Inner Container 110:

The inner container 110 may be manufactured from a lightweight plastic (PET or Polycarbonate) or durable aluminum material. With either material, the inner container 110 may be non-porous, food safe, and liquid tight. Furthermore, the plastic or aluminum material may be recyclable.

If made from lightweight plastic, this component may be manufactured through the plastic injection molding process. This method of manufacture is relatively inexpensive and conducive to high-volume production. The components may be molded in a single cavity or multi-cavity tool depending on desired production volumes. This method of manufacture is capable of producing large volumes of the inner container 110 out of the relatively inexpensive plastic material outlined above. The tooling for the inner container 110 may be drafted so that the parts are easily ejected from the mold before the manufacturing cycle is repeated.

If made from aluminum or stainless steel, this component may be manufactured through a metal stamping process. This method of manufacture is relatively inexpensive and conducive to high-volume production. During this method, the raw edge from the metallic coils may be rolled to ensure there are no hazardous or rough edges on the lip of the inner container 110. The rolled aspect of the inner shot container is intended to protect the end consumer from any hazardous sharp edges from the product.

Splash Lid 106:

The splash lid 106 may be made from an elastic plastic material similar to high-density polyethylene (HDPE) or polypropylene (PP). This material may be non-porous, food-safe, and liquid-tight. This material may be elastic enough that the consumer can easily manipulate the dimple 1406, releasing the inner container 110. At the same time, this material must be strong enough to maintain its structural integrity when fastened to the neck of the mixing vessel 112. There may be static force applied to the splash lid 106 through the mating threads 1802 on the outer mixing container 112.

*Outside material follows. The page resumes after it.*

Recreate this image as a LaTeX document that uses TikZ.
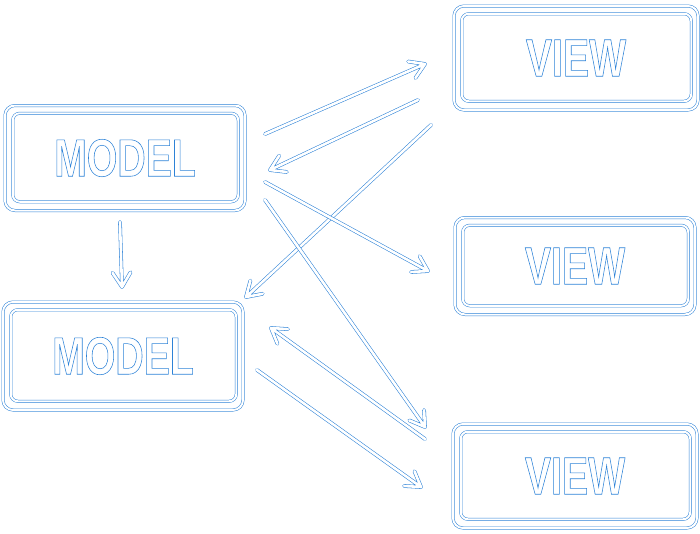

There may also be a thin rubber material inserted (manually or automatically in a multi-shot mold) on the sealing surfaces between the mixing vessel 112 and the splash lid 106. There may also be another rubber insert required between the inner container 110 and the ridge groove 312 of the lid 106. These rubber inserts would use complementary ridge and groove configurations in the molded plastic components to ensure that the contents stored in the inner container 110 do not contaminate the contents stored within the mixing vessel 112 and vice versa. The rubber inserts may be used as necessary.

The interior thread 1602 within the splash lid 106 may be designed into the injection molding tooling. This tooling will then include the necessary cams, gears, gibs, and guide pins to efficiently produce the threaded splash lids 106 in volume.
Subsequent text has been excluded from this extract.